My first Melbourne Writers Festival event was the live broadcast of ABC1’s Q&A (you can watch the full espisode here).  The panel included:

  • Tony Abbott, the Shadow Minister for Families, Housing, Community Services and Indigenous Affairs. An uber-conservative politician from the religious right who had some ardent supporters in the crowd. He’s also the author of Battlelines, his view of the Liberal Party and his policy ideas for the coalition to consider for the next election. The book was much maligned at the session, with another panel member saying that she was currently using it as a drinks coaster.

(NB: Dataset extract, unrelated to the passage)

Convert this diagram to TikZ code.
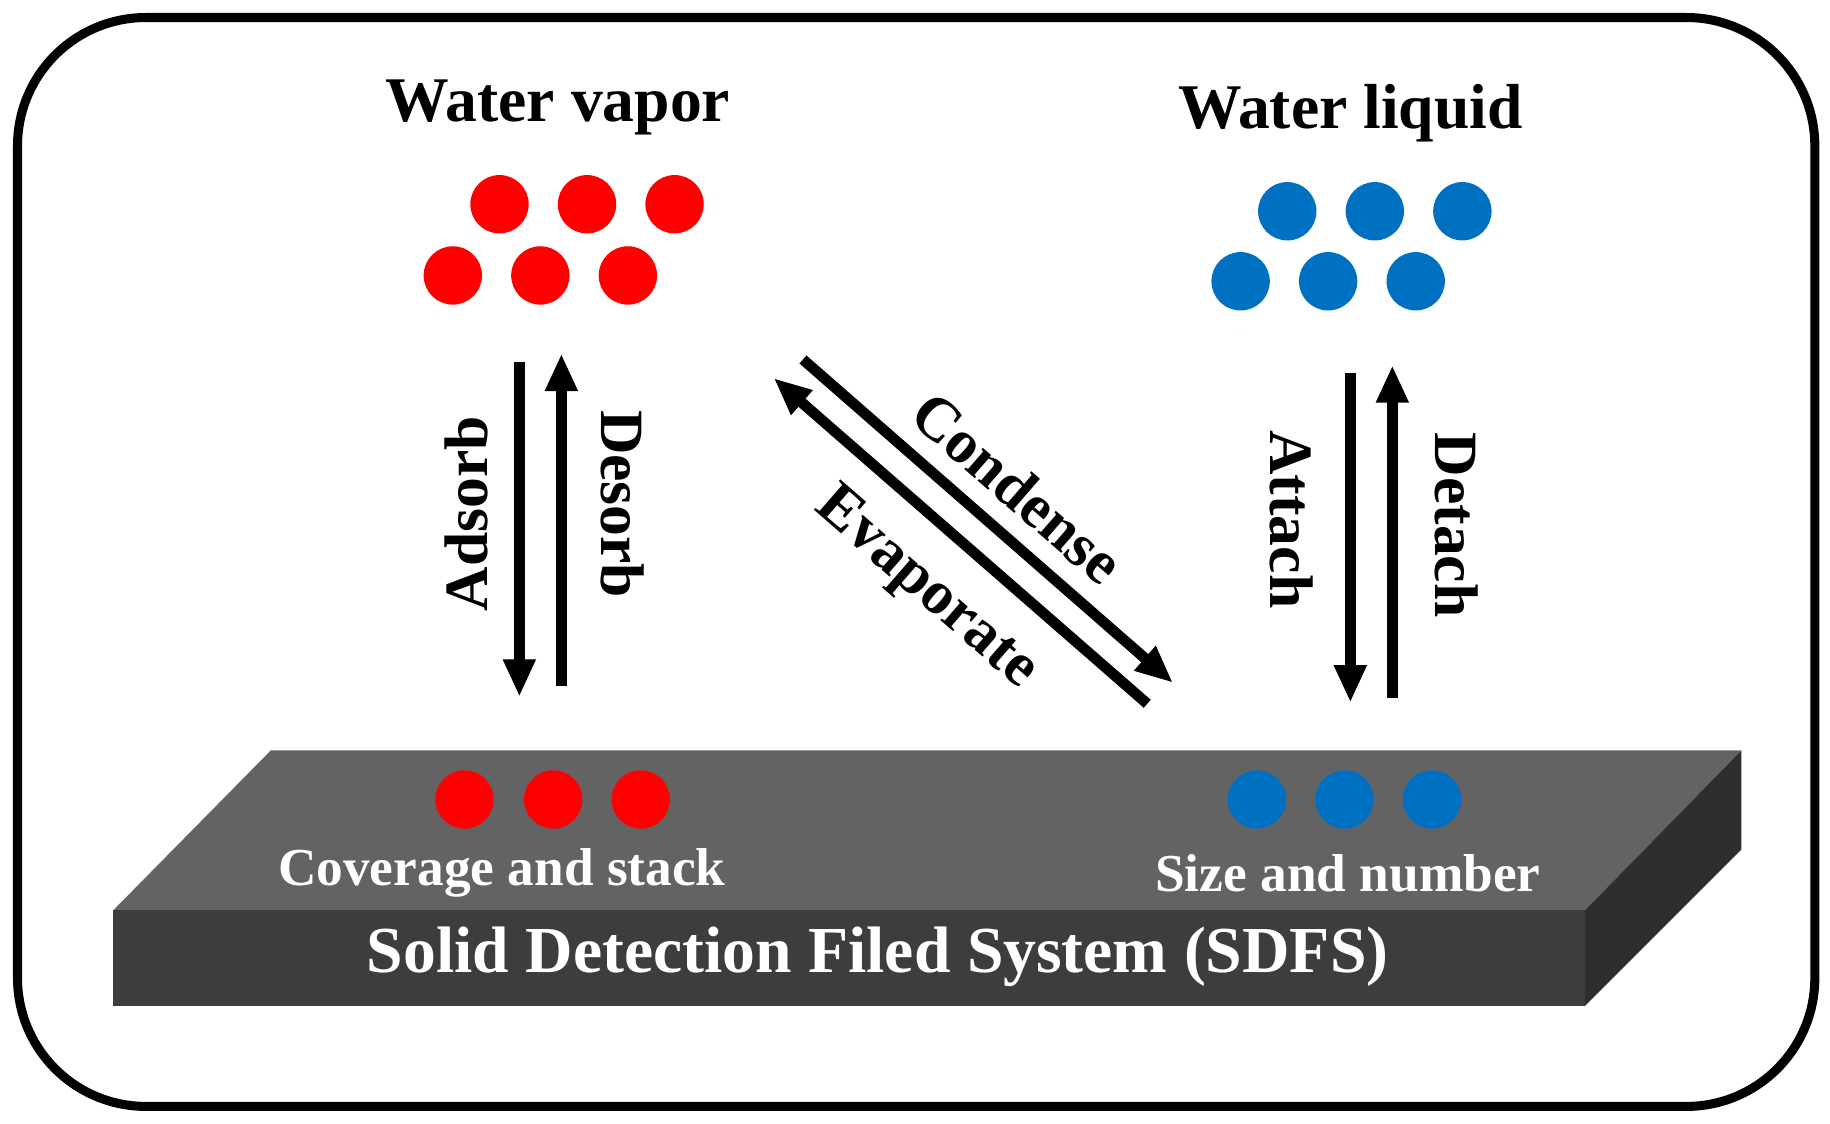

  • Lindsay Tanner, Finance Minister. Obviously an intelligent seasoned media player – he was articulate and said much without giving too much away. I was very impressed at his ability to express opinions without seeming to sit on the fence or polarise the audience (or potential voters).
  • Richard Flanagan. One of my favourite Australian authors (I loved reading Death of a River Guide after my Overland Trail hike, and the semaphore scene I still think is wonderfully erotic and poignant) and from this session, seemingly a polemic lefty.
  • Kamila Shamsie, author of Burnt Shadows and a finalist for the Orange Prize. An intelligent UK/Pakistani author who offered a different perspective on the Australian focused questions and the general concepts of assimilation and what constitutes a nation’s history.
  • Tara June Winch, author of Swallow the Air. As a young Australian author of Afghan and Indigenous heritage, she added a youthful perspective on the discussion of Australian history and reconciliation, but to be honest I found her a bit rambling and her arguments were not well-structured. Her lack of polish contrasted sharply with the politicians’ ability to pose arguments, so I assume it will just come with practice – I’m definitely interested to hear what else she has to say.

Out of the questions asked by the audience, I particularly enjoyed the discussion which related to books, rather than the general discussion about social and political issues which I thought started to descend into a slanging match which was a bit difficult to follow. More importantly, the lively and at times heated debate left me with lots of stimulating thoughts to chew over on the walk home.